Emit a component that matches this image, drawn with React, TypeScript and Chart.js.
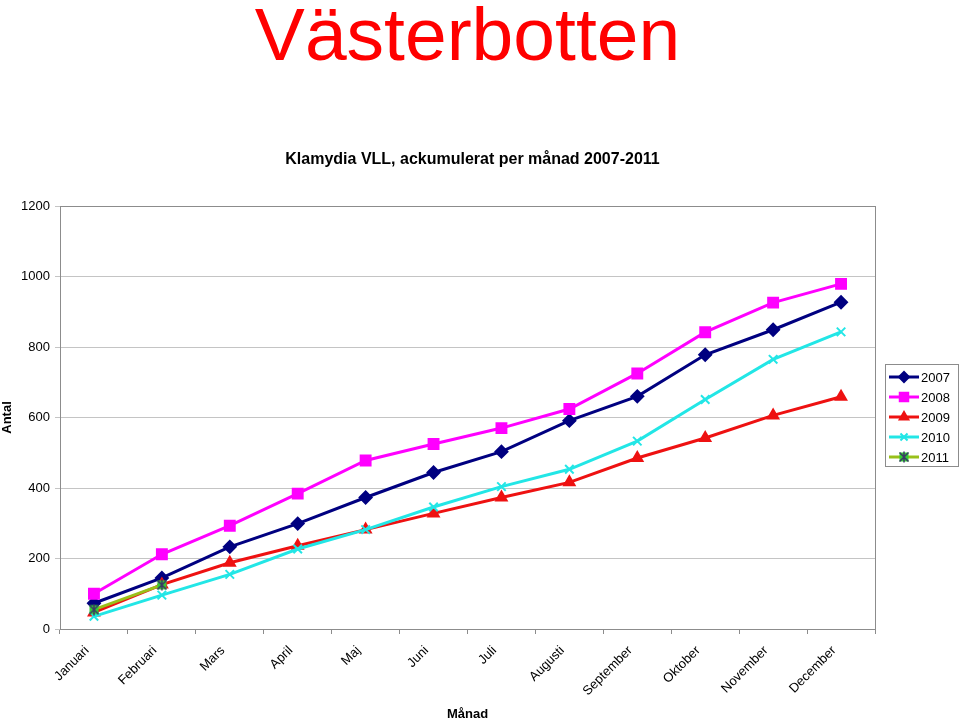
import React, { useEffect, useRef } from 'react';
import { Chart, registerables } from 'chart.js';
import { drawPoint } from 'chart.js/helpers';

Chart.register(...registerables);

const months = ['Januari', 'Februari', 'Mars', 'April', 'Maj', 'Juni', 'Juli', 'Augusti', 'September', 'Oktober', 'November', 'December'];
const years = ['2007', '2008', '2009', '2010', '2011'];
const v2007 = [73, 145, 233, 299, 373, 444, 503, 591, 660, 778, 849, 927];
const v2008 = [100, 212, 293, 384, 478, 525, 570, 624, 725, 842, 926, 979];
const v2009 = [47, 126, 188, 236, 282, 328, 373, 416, 485, 542, 606, 659];
const v2010 = [36, 96, 155, 227, 282, 346, 404, 453, 533, 651, 765, 843];
const v2011 = [55, 125];
const yMin = 0;
const yMax = 1200;
const yStep = 200;

const mainTitle = 'Västerbotten';
const subTitle = 'Klamydia VLL, ackumulerat per månad 2007-2011';
const yTitle = 'Antal';
const xTitle = 'Månad';

const FONT = '"Liberation Sans", Arial, sans-serif';

function makeStarMarker(): HTMLCanvasElement {
  const c = document.createElement('canvas');
  c.width = 12;
  c.height = 12;
  const g = c.getContext('2d')!;
  g.fillStyle = '#33CC33';
  g.fillRect(1.5, 1.5, 9, 9);
  g.strokeStyle = '#3A3A66';
  g.lineWidth = 1.5;
  g.beginPath();
  g.moveTo(1.5, 1.5); g.lineTo(10.5, 10.5);
  g.moveTo(10.5, 1.5); g.lineTo(1.5, 10.5);
  g.moveTo(6, 0.5); g.lineTo(6, 11.5);
  g.stroke();
  return c;
}

export default function App() {
  const ref = useRef<HTMLCanvasElement | null>(null);

  useEffect(() => {
    document.body.style.margin = '0';
    const star = makeStarMarker();
    const series = [
      { label: years[0], data: v2007, color: '#000080', style: 'rectRot', r: 6 },
      { label: years[1], data: v2008, color: '#FF00FF', style: 'rect', r: 7 },
      { label: years[2], data: v2009, color: '#EE1111', style: 'triangle', r: 6 },
      { label: years[3], data: v2010, color: '#22E6E6', style: 'crossRot', r: 6 },
      { label: years[4], data: v2011, color: '#99C01A', style: star as any, r: 6 },
    ];

    const decor = {
      id: 'decor',
      afterDraw(chart: any) {
        const { ctx, chartArea: a } = chart;
        ctx.save();
        // plot border
        ctx.strokeStyle = '#8C8C8C';
        ctx.lineWidth = 1;
        ctx.strokeRect(Math.round(a.left) + 0.5, Math.round(a.top) + 0.5, Math.round(a.right - a.left), Math.round(a.bottom - a.top));
        // titles
        const cx = (a.left + a.right) / 2;
        ctx.fillStyle = '#FF0000';
        ctx.textAlign = 'center';
        ctx.textBaseline = 'alphabetic';
        ctx.font = `75px ${FONT}`;
        ctx.fillText(mainTitle, cx, 60);
        ctx.fillStyle = '#000000';
        ctx.font = `bold 16px ${FONT}`;
        ctx.fillText(subTitle, cx + 5, 164);
        // legend
        const lx = a.right + 10;
        const ly = 364;
        const rowH = 20;
        ctx.strokeStyle = '#8C8C8C';
        ctx.lineWidth = 1;
        ctx.strokeRect(Math.round(lx) + 0.5, ly + 0.5, 73, 102);
        ctx.font = `13px ${FONT}`;
        ctx.textAlign = 'left';
        ctx.textBaseline = 'middle';
        series.forEach((s, i) => {
          const y = ly + 13 + i * rowH;
          ctx.strokeStyle = s.color;
          ctx.lineWidth = 3;
          ctx.beginPath();
          ctx.moveTo(lx + 4, y);
          ctx.lineTo(lx + 34, y);
          ctx.stroke();
          ctx.fillStyle = s.color;
          ctx.strokeStyle = s.color;
          ctx.lineWidth = 2;
          drawPoint(ctx, { pointStyle: s.style, radius: s.r - 1, rotation: 0, borderWidth: 2 } as any, lx + 19, y);
          ctx.fillStyle = '#000000';
          ctx.fillText(s.label, lx + 36, y + 1);
        });
        ctx.restore();
      },
    };

    const chart = new Chart(ref.current!, {
      type: 'line',
      data: {
        labels: months,
        datasets: series.map((s, i) => ({
          label: s.label,
          data: s.data,
          borderColor: s.color,
          backgroundColor: s.color,
          pointBackgroundColor: s.color,
          pointBorderColor: s.color,
          borderWidth: 3,
          pointStyle: s.style,
          pointRadius: s.r,
          pointBorderWidth: 2,
          tension: 0,
          fill: false,
          order: series.length - 1 - i,
        })),
      },
      options: {
        animation: false,
        responsive: true,
        maintainAspectRatio: false,
        layout: { padding: { top: 206, right: 85, left: 0, bottom: 0 } },
        plugins: {
          legend: { display: false },
          tooltip: { enabled: false },
          title: { display: false },
        },
        scales: {
          x: {
            type: 'category',
            offset: true,
            afterFit: (s: any) => { s.height = 90; },
            grid: { drawOnChartArea: false, offset: true, tickLength: 5, color: '#8C8C8C' },
            border: { color: '#8C8C8C' },
            ticks: {
              color: '#000',
              font: { family: FONT, size: 13 },
              minRotation: 45,
              maxRotation: 45,
              autoSkip: false,
              padding: 9,
              labelOffset: -7,
            },
            title: { display: true, text: xTitle, color: '#000', font: { family: FONT, size: 13, weight: 'bold' }, padding: { top: 0, bottom: -3 } },
          },
          y: {
            min: yMin,
            max: yMax,
            afterFit: (s: any) => { s.width = 60; },
            grid: { color: '#C4C4C4', tickLength: 5 },
            border: { color: '#8C8C8C' },
            ticks: {
              stepSize: yStep,
              color: '#000',
              font: { family: FONT, size: 13 },
              padding: 5,
              callback: (v: any) => String(v),
            },
            title: { display: true, text: yTitle, color: '#000', font: { family: FONT, size: 13, weight: 'bold' }, padding: { top: 0, bottom: 0 } },
          },
        },
      },
      plugins: [decor],
    });
    return () => chart.destroy();
  }, []);

  return (
    <div style={{ position: 'relative', width: 960, height: 719 }}>
      <canvas ref={ref} />
    </div>
  );
}
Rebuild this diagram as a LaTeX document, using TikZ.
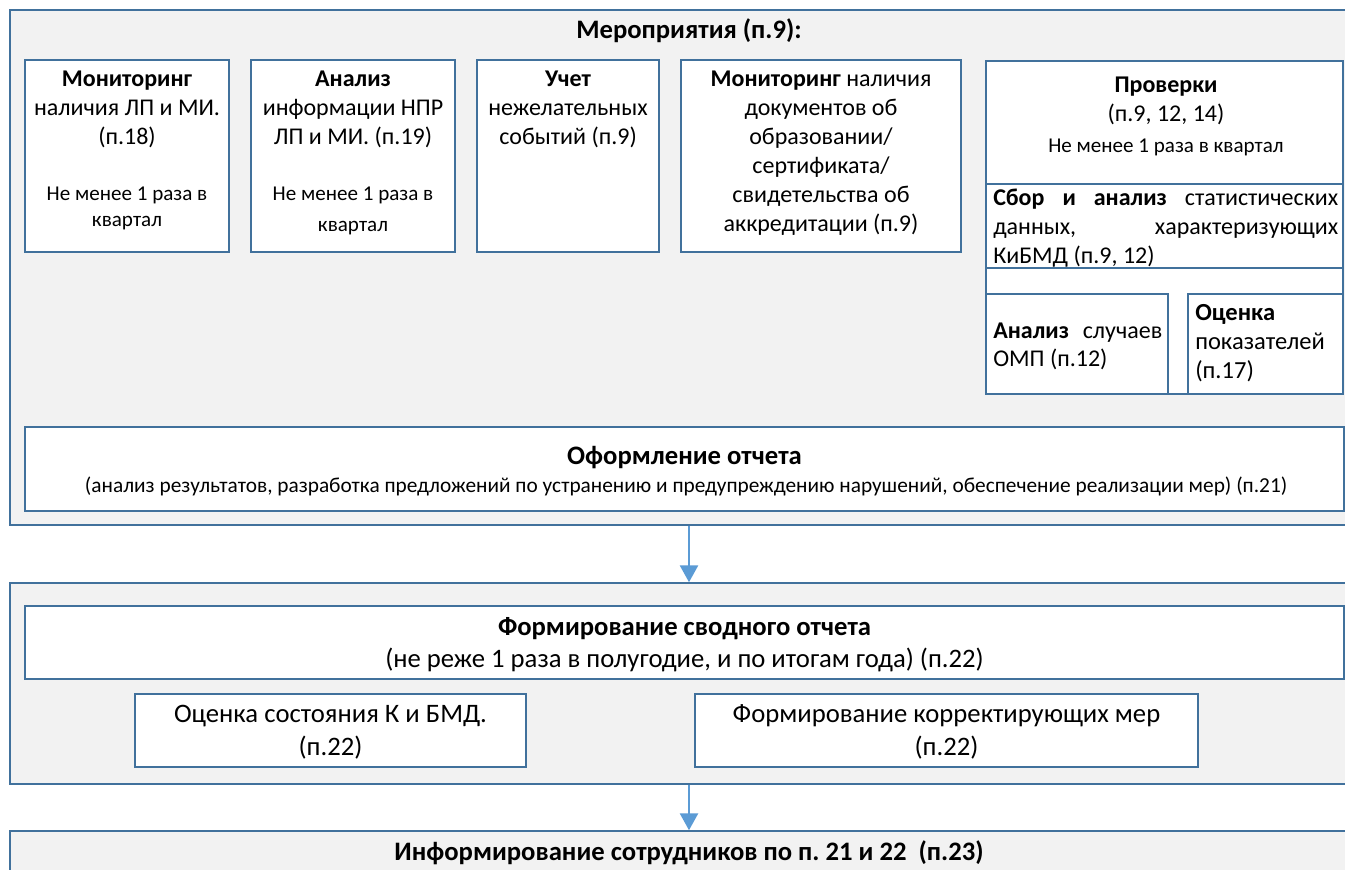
\documentclass[tikz,border=0pt]{standalone}
\usepackage{fontspec}
\setmainfont{Carlito}
\usetikzlibrary{fit,arrows.meta}
\definecolor{bfill}{HTML}{F2F2F2}
\definecolor{bline}{HTML}{41719C}
\definecolor{arrc}{HTML}{5B9BD5}
\frenchspacing
\newcommand\mainf{\fontsize{18}{21.75}\selectfont}
\newcommand\smallf{\fontsize{15.8}{19.5}\selectfont}
\newcommand\subf{\fontsize{16}{19.5}\selectfont}
\newcommand\botf{\fontsize{20}{24.75}\selectfont}
\begin{document}
\begin{tikzpicture}[x=0.75pt,y=-0.75pt,
  grp/.style={draw=bline, fill=bfill, line width=1.1pt, inner sep=0pt},
  wbox/.style={draw=bline, fill=white, line width=1.1pt, inner sep=0pt},
  txt/.style={inner sep=0pt, anchor=base, align=center, font=\mainf},
  ltxt/.style={inner sep=0pt, anchor=base west, align=left, font=\mainf},
  arr/.style={draw=arrc, line width=2pt, -{Triangle[width=13.5pt,length=12.75pt]}}]
\useasboundingbox (0,0) rectangle (1345,870);
\clip (0,0) rectangle (1345,870);
\fill[white] (0,0) rectangle (1345,870);
% group 1 (anchor=base of a multi-line text = baseline of its last line)
\node[grp, fit={(10,10) (1368,525)}] (G1) {};
\node[txt, font=\botf] (G1t) at (689,39) {\textbf{Мероприятия (п.9):}};
\node[wbox, fit={(25,60) (229,252)}] (A) {};
\node[wbox, fit={(251,60) (455,252)}] (B) {};
\node[wbox, fit={(477,60) (659,252)}] (C) {};
\node[wbox, fit={(681,60) (961,252)}] (D) {};
\node[wbox, fit={(986,61) (1343,184)}] (E) {};
\node[wbox, fit={(986,184) (1343,268)}] (F) {};
\node[wbox, fit={(986,268) (1343,394)}] (H) {};
\node[wbox, fit={(986,294) (1168,394)}] (I) {};
\node[wbox, fit={(1188,294) (1343,394)}] (J) {};
\node[wbox, fit={(25,427) (1344,511)}] (R) {};
\node[txt] (At) at (127,145) {\textbf{Мониторинг}\\наличия ЛП и МИ.\\(п.18)};
\node[txt, font=\fontsize{15.8}{19.5}\selectfont] (Af) at (127,226) {Не менее 1 раза в\\квартал};
\node[txt] (Bt) at (353,145) {\textbf{Анализ}\\информации НПР\\ЛП и МИ. (п.19)};
\node[txt, font=\fontsize{15.8}{23.25}\selectfont] (Bf) at (353,231) {Не менее 1 раза в\\квартал};
\node[txt] (Ct) at (568,145) {\textbf{Учет}\\нежелательных\\событий (п.9)};
\node[txt] (Dt) at (821,231) {\textbf{Мониторинг} наличия\\документов об\\образовании/\\сертификата/\\свидетельства об\\аккредитации (п.9)};
\node[txt] (Et) at (1166,122) {\textbf{Проверки}\\(п.9, 12, 14)};
\node[txt, font=\smallf] (Ef) at (1166,152) {Не менее 1 раза в квартал};
\node[ltxt] (Ft) at (993,263) {\makebox[258.75pt][s]{\textbf{Сбор и анализ} статистических}\\\makebox[258.75pt][s]{данных, характеризующих}\\КиБМД (п.9, 12)};
\node[ltxt, font=\fontsize{18}{21}\selectfont] (It) at (993,366) {\makebox[126.75pt][s]{\textbf{Анализ} случаев}\\ОМП (п.12)};
\node[ltxt, font=\fontsize{18.4}{21.4}\selectfont] (Jt) at (1195,378) {\textbf{Оценка}\\показателей\\(п.17)};
\node[txt, font=\botf] (Rt) at (684.5,464) {\textbf{Оформление отчета}};
\node[txt, font=\subf] (Rs) at (686,492) {(анализ результатов, разработка предложений по устранению и предупреждению нарушений, обеспечение реализации мер) (п.21)};
% group 2
\node[grp, fit={(10,583) (1368,784)}] (G2) {};
\node[wbox, fit={(25,606) (1344,679)}] (S) {};
\node[wbox, fit={(135,694) (526,767)}] (S1) {};
\node[wbox, fit={(695,694) (1198,767)}] (S2) {};
\node[txt, font=\botf] (St) at (684.5,635) {\textbf{Формирование сводного отчета}};
\node[txt, font=\botf] (Ss) at (684.5,667) {(не реже 1 раза в полугодие, и по итогам года) (п.22)};
\node[txt, font=\botf] (S1t) at (330.5,755) {Оценка состояния К и БМД.\\(п.22)};
\node[txt, font=\botf] (S2t) at (946.5,755) {Формирование корректирующих мер\\(п.22)};
% group 3
\node[grp, fit={(10,831) (1368,900)}] (G3) {};
\node[txt, font=\botf] (G3t) at (689,860) {\textbf{Информирование сотрудников по п. 21 и 22\ \ (п.23)}};
% arrows
\draw[arr] (G1.south) -- (G2.north);
\draw[arr] (G2.south) -- (G3.north);
\end{tikzpicture}
\end{document}
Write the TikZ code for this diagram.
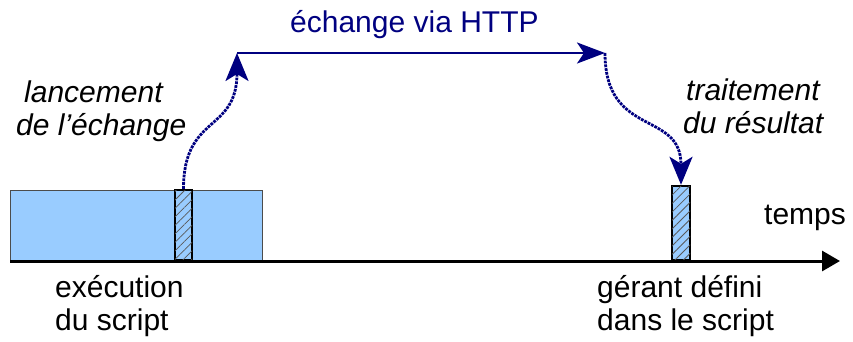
\documentclass[tikz,border=0pt]{standalone}
\usepackage{fontspec}
\setmainfont{Liberation Sans}
\usetikzlibrary{arrows.meta, patterns.meta}

\definecolor{bleuscript}{RGB}{153,204,255}
\definecolor{bleuhttp}{RGB}{0,0,128}

\tikzset{
  legende/.style={font=\fontsize{30}{33}\selectfont, align=left, inner sep=0pt, anchor=base west},
  gerant/.style={draw=black, line width=2.4pt, fill=bleuscript, minimum width=17pt, inner sep=0pt,
    postaction={pattern={Lines[angle=45, distance=6pt, line width=0.8pt]}, pattern color=black!65}},
  echange/.style={draw=bleuhttp, line width=2.8pt, densely dotted,
    -{Stealth[length=28pt, width=23pt, inset=7pt]}}
}

\begin{document}
\begin{tikzpicture}[x=1pt, y=-1pt]
        \useasboundingbox (0,0) rectangle (853,341);

        % bloc du script et gerants
        \node (script)  [draw=black!70, line width=0.8pt, fill=bleuscript, minimum width=252pt, minimum height=70pt, inner sep=0pt] at (136,225) {};
        \node (lancer)  [gerant, minimum height=70pt] at (183.5,225) {};
        \node (traiter) [gerant, minimum width=18pt, minimum height=74pt] at (681,223) {};

        % axe du temps
        \coordinate (t0)   at (10,261);
        \coordinate (tfin) at (840,261);
        \draw[line width=3pt, -{Triangle[length=18pt, width=20pt]}] (t0) -- (tfin);

        % echange
        \coordinate (depart)  at (237,53);
        \coordinate (arrivee) at (605,53);
        \draw[echange] (lancer.north) .. controls +(0,-75) and +(0,80) .. (depart);
        \draw[draw=bleuhttp, line width=2.6pt, -{Stealth[length=28pt, width=21pt, inset=7pt]}] (depart) -- (arrivee);
        \draw[echange] (arrivee) .. controls +(0,85) and +(0,-75) .. (traiter.north);

        % textes
        \node (http)   [legende, text=bleuhttp] at (290,32) {échange via HTTP};
        \node (temps)  [legende] at (764,224) {temps};
        \node (lanc)   [legende, font=\fontsize{30}{33}\selectfont\itshape] at (16,135) {\hspace*{8pt}lancement\\de l'échange};
        \node (trait)  [legende, font=\fontsize{30}{33}\selectfont\itshape] at (683,133) {\hspace*{3pt}traitement\\du résultat};
        \node (exec)   [legende] at (55,330) {exécution\\du script};
        \node (defini) [legende] at (597,330) {gérant défini\\dans le script};
    \end{tikzpicture}
\end{document}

◇ ◇ ◇ ◇ ◇ ◇ ◇

▶ **INSTRUCTIONS TO FOLLOW**
Skip the pictures. Restate exactly the lines from the start of the entries through the line containing "Chart.register(...registerables);", both ends included.

▶ **FINAL RESULT**
Emit a component that matches this image, drawn with React, TypeScript and Chart.js.
import React, { useEffect, useRef } from 'react';
import { Chart, registerables } from 'chart.js';
import { drawPoint } from 'chart.js/helpers';

Chart.register(...registerables);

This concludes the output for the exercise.